Legislative Service Commission
Sub. S.B. 147
128th General Assembly
(As Reported by S. State & Local Gov't & Veterans Affairs)
Sens. Hughes, Faber, Fedor, Goodman, Grendell, R. Miller, Wilson, Carey, Wagoner, Stewart
· Gives the right of disposition to the United States Secretary of Veterans Affairs regarding abandoned or unclaimed cremated remains of persons who are entitled to be buried in a national cemetery.
Disposition of unclaimed cremated remains
(R.C. 2108.81, 4717.22, and 4717.23, not in the bill; R.C. 4717.27)
Continuing law establishes an order of priority for the right of disposition of a deceased body or remains when a person has not executed a written declaration that remains in force or when each person to whom the right of disposition has been assigned or reassigned pursuant to a written declaration is disqualified from exercising the right. Generally in such cases, the right of disposition is assigned to the following persons, if they are mentally competent adults who can be located with reasonable effort, in the following order of priority:
(1) The deceased person's surviving spouse;
(2) The sole surviving child of the deceased person or, if there is more than one surviving child, all of the surviving children, collectively;
(3) The deceased person's surviving parent or parents;
(4) The deceased person's surviving sibling, whether of the whole or of the half blood or, if there is more than one sibling of the whole or of the half blood, all of the surviving siblings, collectively;
(5) The deceased person's surviving grandparent or grandparents;
(6) The deceased person's surviving grandchild, or if there is more than one surviving grandchild, all of the surviving grandchildren, collectively;
(7) The lineal descendants of the deceased person's grandparents;
(8) The person who was the deceased person's guardian at the time of the deceased person's death, if a guardian had been appointed;
(9) Any other person willing to assume the right of disposition, including the personal representative of the deceased person's estate or the licensed funeral director with custody of the deceased person's body, after attesting in writing that a good faith effort has been made to locate the persons in (1) to (8) above;
(10) If the deceased person was an indigent person or other person the final disposition of whose body is the financial and statutory responsibility of the state or a political subdivision of Ohio, the public officer or employee responsible for arranging the final disposition of the remains of the deceased person.

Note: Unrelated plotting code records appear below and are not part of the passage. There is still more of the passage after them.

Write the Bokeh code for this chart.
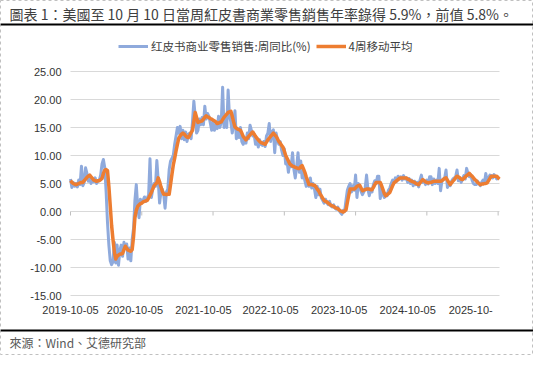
import numpy as np
from bokeh.plotting import figure
from bokeh.models import (Range1d, Legend, LegendItem, Label, BoxAnnotation, ColumnDataSource)
from bokeh.embed import file_html
from bokeh.resources import INLINE

title_text = "圖表 1：美國至 10 月 10 日當周紅皮書商業零售銷售年率錄得 5.9%，前值 5.8%。"
source_text = "來源：Wind、艾德研究部"
series_names = ["红皮书商业零售销售:周同比(%)", "4周移动平均"]
x_tick_labels = ["2019-10-05", "2020-10-05", "2021-10-05", "2022-10-05",
                 "2023-10-05", "2024-10-05", "2025-10-"]
x_label_weeks = [0, 47, 97, 146, 196, 246, 292]
x_tick_weeks = [0, 52, 104, 156, 208, 260, 312]
y_ticks = [-15, -10, -5, 0, 5, 10, 15, 20, 25]

# weekly Redbook YoY (%), from 2019-10-05
redbook_yoy = [
    5.8, 4.3, 5.2, 4.5, 5.0, 4.4, 5.6, 4.8, 8.1, 4.6, 5.2, 7.8, 6.8, 5.4,
    6.4, 5.0, 5.6, 5.3, 6.0, 5.0, 5.4, 5.6, 6.5, 8.5, 9.3, 7.8, 3.5, -2.0,
    -6.0, -8.8, -9.5, -9.0, -5.5, -9.2, -6.0, -9.6, -7.0, -6.0, -8.0, -5.5, -6.5, -5.8,
    -8.5, -6.5, -8.8, -5.0, -3.0, 2.0, 4.8, 1.0, -1.1, 2.2, 1.5, 2.0, 2.6, 1.8,
    2.4, 3.0, 9.4, 2.5, 4.0, 5.0, 4.5, 9.1, 5.5, 1.5, 3.5, 4.0, 3.0, 0.6,
    3.5, 4.0, 7.5, 9.0, 9.5, 10.0, 12.0, 13.5, 15.0, 14.0, 15.2, 13.0, 14.5, 12.8,
    14.2, 12.5, 13.8, 14.0, 13.0, 16.0, 19.7, 17.0, 14.0, 14.5, 16.5, 15.5, 16.8, 15.5,
    18.8, 16.5, 17.5, 17.0, 15.8, 14.5, 16.0, 14.5, 15.5, 14.8, 17.0, 15.0, 16.0, 22.2,
    15.0, 16.5, 15.0, 21.7, 17.0, 16.0, 14.0, 15.5, 18.0, 13.0, 14.5, 13.2, 15.0, 12.5,
    12.0, 13.0, 12.2, 14.0, 13.0, 15.4, 14.5, 13.5, 13.8, 12.0, 13.0, 11.5, 12.8, 12.0,
    11.8, 12.5, 11.6, 13.5, 14.0, 15.7, 12.5, 14.2, 14.6, 10.5, 14.0, 12.8, 12.0, 12.5,
    11.0, 10.0, 11.2, 8.5, 9.0, 7.0, 8.8, 8.0, 10.5, 7.5, 6.0, 8.0, 10.5, 7.0,
    9.0, 6.0, 7.2, 5.5, 4.5, 5.0, 4.5, 6.0, 4.2, 5.0, 4.0, 2.5, 4.5, 3.0,
    4.0, 2.4, 2.0, 1.5, 2.2, 1.6, 1.2, 1.8, 1.0, 0.8, 1.2, 0.6, 0.4, 0.8,
    0.2, -0.2, -0.5, 0.2, 0.0, 2.0, 3.8, 4.5, 5.0, 3.5, 4.6, 3.8, 6.5, 2.5,
    5.0, 4.4, 3.6, 3.0, 3.5, 4.2, 6.5, 4.0, 2.8, 4.0, 3.5, 4.8, 5.5, 5.0,
    6.3, 6.3, 2.3, 4.0, 3.0, 2.5, 3.2, 2.8, 3.8, 4.2, 5.0, 5.6, 5.2, 6.0,
    5.4, 6.3, 5.8, 6.2, 5.6, 6.4, 5.8, 6.0, 5.2, 5.9, 5.0, 5.6, 4.6, 5.4,
    4.8, 5.2, 4.4, 5.6, 6.5, 5.2, 5.5, 4.8, 5.6, 4.9, 6.2, 6.2, 4.8, 5.8,
    5.0, 5.6, 5.0, 7.7, 3.7, 5.5, 5.8, 6.0, 7.4, 4.3, 5.0, 4.6, 5.4, 5.8,
    6.0, 6.2, 7.4, 5.5, 6.0, 5.2, 5.8, 6.4, 5.8, 7.7, 6.8, 6.2, 6.6, 5.6,
    5.0, 4.8, 4.8, 5.4, 5.0, 4.6, 5.2, 5.6, 5.0, 6.8, 5.4, 6.0, 6.5, 6.4,
    6.0, 6.6, 6.2, 5.8, 6.0, 5.9,
]

# 4-week moving average (%)
ma4 = [
    5.5, 5.2, 5.0, 4.9, 4.8, 4.9, 5.0, 5.1, 5.2, 5.2, 5.5, 5.8, 6.1, 6.3,
    6.5, 6.2, 5.9, 5.6, 5.5, 5.4, 5.5, 5.5, 5.7, 5.9, 6.8, 7.4, 7.5, 7.3,
    4.5, 1.0, -2.5, -5.0, -7.2, -8.5, -8.0, -7.8, -7.6, -7.6, -7.5, -6.8, -6.2, -6.6,
    -6.9, -7.0, -7.1, -6.8, -4.5, -1.1, 0.2, 0.9, 1.2, 1.4, 1.5, 1.7, 1.8, 1.9,
    2.0, 2.4, 2.9, 3.4, 4.0, 4.6, 4.9, 5.1, 6.0, 5.3, 4.4, 3.6, 3.1, 3.1,
    3.0, 3.1, 3.1, 4.8, 6.6, 8.3, 9.5, 10.8, 12.0, 13.1, 13.5, 13.8, 14.0, 13.8,
    13.5, 13.3, 13.2, 13.6, 14.1, 14.5, 16.0, 17.7, 16.8, 15.9, 16.0, 16.1, 16.2, 16.5,
    16.8, 17.1, 16.9, 16.8, 16.6, 16.5, 16.3, 16.2, 16.0, 15.7, 15.8, 15.9, 16.0, 16.4,
    16.8, 17.1, 17.4, 17.7, 17.8, 17.9, 17.0, 16.0, 15.1, 14.9, 14.7, 14.6, 14.5, 14.0,
    13.4, 13.1, 12.8, 13.1, 13.4, 13.7, 14.0, 14.2, 13.8, 13.4, 13.1, 12.8, 12.5, 12.3,
    12.2, 12.1, 12.0, 12.4, 12.8, 13.1, 13.4, 13.7, 14.0, 13.7, 13.4, 13.0, 12.5, 12.2,
    11.8, 11.5, 10.8, 10.0, 9.5, 9.0, 8.5, 8.3, 8.1, 8.0, 7.9, 7.8, 7.7, 7.7,
    8.0, 8.2, 7.6, 7.0, 6.2, 5.5, 4.8, 4.8, 4.8, 4.7, 4.7, 4.4, 4.0, 3.7,
    3.2, 2.8, 2.4, 2.0, 1.8, 1.7, 1.5, 1.3, 1.1, 1.0, 0.9, 0.7, 0.6, 0.5,
    0.3, 0.1, 0.0, -0.1, 0.1, 0.3, 1.6, 2.9, 4.0, 4.0, 4.0, 4.0, 4.2, 4.5,
    4.6, 4.7, 4.2, 3.7, 3.8, 3.9, 4.0, 4.0, 4.0, 3.9, 3.9, 4.3, 4.8, 5.2,
    5.2, 5.2, 5.2, 4.6, 3.9, 3.2, 2.8, 3.0, 3.2, 3.4, 4.0, 4.6, 5.1, 5.3,
    5.5, 5.7, 5.9, 6.0, 6.0, 6.0, 6.0, 6.0, 5.8, 5.7, 5.5, 5.4, 5.3, 5.2,
    5.0, 4.9, 4.8, 5.1, 5.4, 5.7, 5.5, 5.3, 5.2, 5.1, 5.2, 5.2, 5.3, 5.4,
    5.4, 5.4, 5.4, 5.4, 5.4, 5.5, 5.7, 5.9, 6.0, 5.6, 5.2, 4.8, 5.1, 5.4,
    5.7, 6.0, 6.3, 6.2, 6.0, 5.8, 5.7, 5.9, 6.2, 6.4, 6.6, 6.8, 6.5, 6.3,
    6.0, 5.7, 5.5, 5.2, 5.0, 4.8, 4.9, 4.9, 5.0, 5.0, 5.1, 5.5, 5.9, 6.3,
    6.3, 6.3, 6.3, 6.3, 6.0, 5.8,
]

weeks = list(range(len(redbook_yoy)))
last_week = weeks[-1]
src = ColumnDataSource(dict(week=weeks, yoy=redbook_yoy, ma=ma4))

# ---- canvas layout (pixels, top-down) ----
W, H = 533, 355
PL, PR, PT, PB = 70, 499, 71, 295          # plotting box
kx = (PR - PL) / last_week                  # px per week
ky = (PB - PT) / (y_ticks[-1] - y_ticks[0]) # px per percentage point

p = figure(width=W, height=H, output_backend="svg", toolbar_location=None,
           x_axis_location=None, y_axis_location=None, title_location=None,
           min_border=0,
           x_range=Range1d(-PL / kx, last_week + (W - PR) / kx),
           y_range=Range1d(y_ticks[0] - (H - PB) / ky, y_ticks[-1] + PT / ky))
p.grid.visible = False
p.background_fill_color = "white"
p.border_fill_color = "white"
p.outline_line_color = "#c0c0c0"
p.outline_line_dash = "3 3"
p.outline_line_width = 1

# horizontal gridlines across the plotting box
p.segment(x0=[0] * len(y_ticks), x1=[last_week] * len(y_ticks), y0=y_ticks, y1=y_ticks,
          line_color="#d9d9d9", line_width=1)
# tick marks on the zero line
p.segment(x0=x_tick_weeks, x1=x_tick_weeks, y0=[0] * len(x_tick_weeks),
          y1=[-4 / ky] * len(x_tick_weeks), line_color="#bfbfbf", line_width=1)

# y tick labels
for v in y_ticks:
    p.add_layout(Label(x=PL - 9, x_units="screen", y=v, y_units="data",
                       text=f"{v:.2f}", text_align="right", text_baseline="middle",
                       text_font="Liberation Sans", text_font_size="11px",
                       text_color="#333333"))
# x tick labels
for w, lab in zip(x_label_weeks, x_tick_labels):
    p.add_layout(Label(x=w, x_units="data", y=H - 309, y_units="screen",
                       text=lab, text_align="center", text_baseline="middle",
                       text_font="Liberation Sans", text_font_size="11px",
                       text_color="#333333"))

r1 = p.line("week", "yoy", source=src, line_color="#8faadc", line_width=3, line_join="round")
r2 = p.line("week", "ma", source=src, line_color="#ed7d31", line_width=3.5, line_join="round")

legend = Legend(items=[LegendItem(label=series_names[0], renderers=[r1]),
                       LegendItem(label=series_names[1], renderers=[r2])],
                orientation="horizontal", location=(118, H - 54),
                label_text_font="Noto Sans CJK SC", label_text_font_size="11.5px",
                label_text_color="#404040", glyph_width=30, glyph_height=12,
                label_height=14, label_standoff=3, spacing=5, padding=2, margin=0,
                border_line_color=None, background_fill_alpha=0)
p.add_layout(legend)

# header / footer
p.add_layout(Label(x=9, y=H - 13.5, x_units="screen", y_units="screen", text=title_text,
                   text_font="Noto Sans CJK TC", text_font_size="14px",
                   text_color="#404040", text_baseline="middle"))
p.add_layout(Label(x=9, y=H - 341.5, x_units="screen", y_units="screen", text=source_text,
                   text_font="Noto Sans CJK TC", text_font_size="12px",
                   text_color="#595959", text_baseline="middle"))
for top in (23, 329):
    p.add_layout(BoxAnnotation(left=0, right=W, top=H - top, bottom=H - top - 2,
                               left_units="screen", right_units="screen",
                               top_units="screen", bottom_units="screen",
                               fill_color="black", fill_alpha=1, line_color=None))

open("out.html", "w").write(file_html(p, INLINE))
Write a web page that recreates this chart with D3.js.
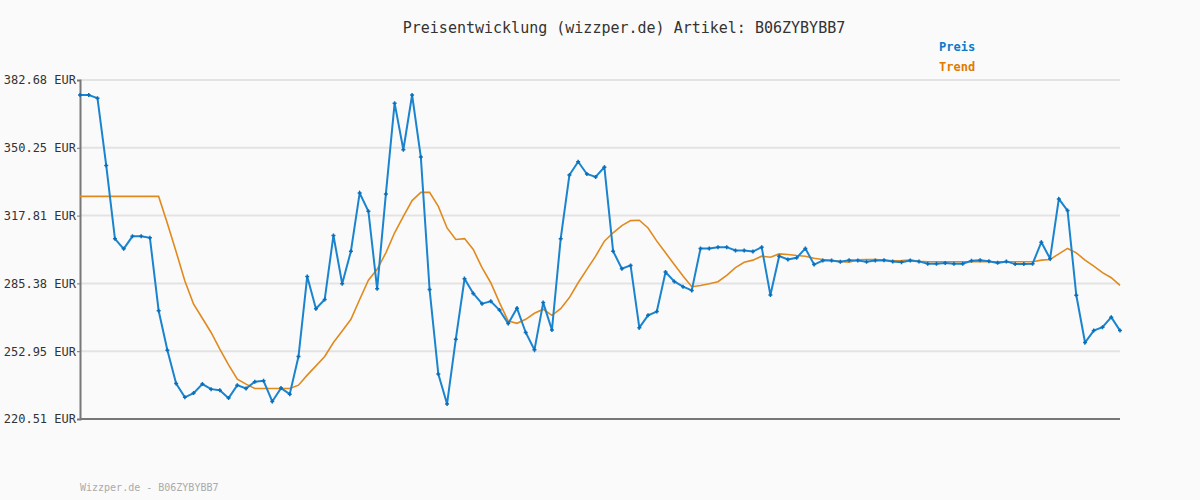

Also under continuing law, the person who has the right of disposition as determined above can serve as an authorizing agent for cremation. The cremation cannot occur until the crematory facility has received a completed cremation authorization form. The authorizing agent who executed the cremation authorization form is ultimately responsible for the final disposition of the cremated remains.
Under current law, if the cremation authorization form does not contain instructions for the final disposition of the cremated remains, if no arrangements are made within 60 days after the completion of the cremation, and if the cremated remains have not been picked up by the person designated on the authorization form to receive them or, in the absence of a designated person, by the authorizing agent, the operator of the crematory facility or the funeral home holding the unclaimed cremated remains can dispose of the cremated remains in a grave, crypt, or niche at any time after the end of that 60-day period.
Additionally, if the cremation authorization form specifies the manner of the final disposition of the cremated remains, or if within 60 days after the completion of the cremation the authorizing agent makes arrangements for the final disposition, and if either the arrangements have not been carried out within that 60-day period because of the inaction of a party other than the operator of the crematory facility or the funeral home holding the unclaimed cremated remains, or the authorizing agent fails to pick up the cremated remains within that 60-day period, the operator of the crematory facility or the funeral home holding the unclaimed cremated remains can dispose of the cremated remains in a grave, crypt, or niche at any time after the end of that period.
Under the bill, if cremated remains of a decedent who was 18 years or older at the time of death are unclaimed as described above, the operator of the crematory facility or the funeral home holding the cremated remains must, before disposing of the unclaimed cremated remains, notify the Secretary of the United States Department of Veterans Affairs of the name of, and other identifying information related to, the decedent. If, within 60 days of the notification, the Secretary notifies the crematory facility or funeral home that the decedent was a veteran who is eligible for burial in a national cemetery under the control of the National Cemetery Administration and that the Secretary agrees to provide for the cost of the transportation and burial of the unclaimed cremated remains in a national cemetery, the crematory facility or funeral home must follow the directions of the Secretary and arrange for the burial of the unclaimed remains in the national cemetery at the Secretary's expense. If the Secretary does not assume the right to direct the burial of the unclaimed remains within 60 days of the notification by the crematory facility or funeral home, the crematory facility or funeral home can carry out the disposition of the unclaimed remains as described above.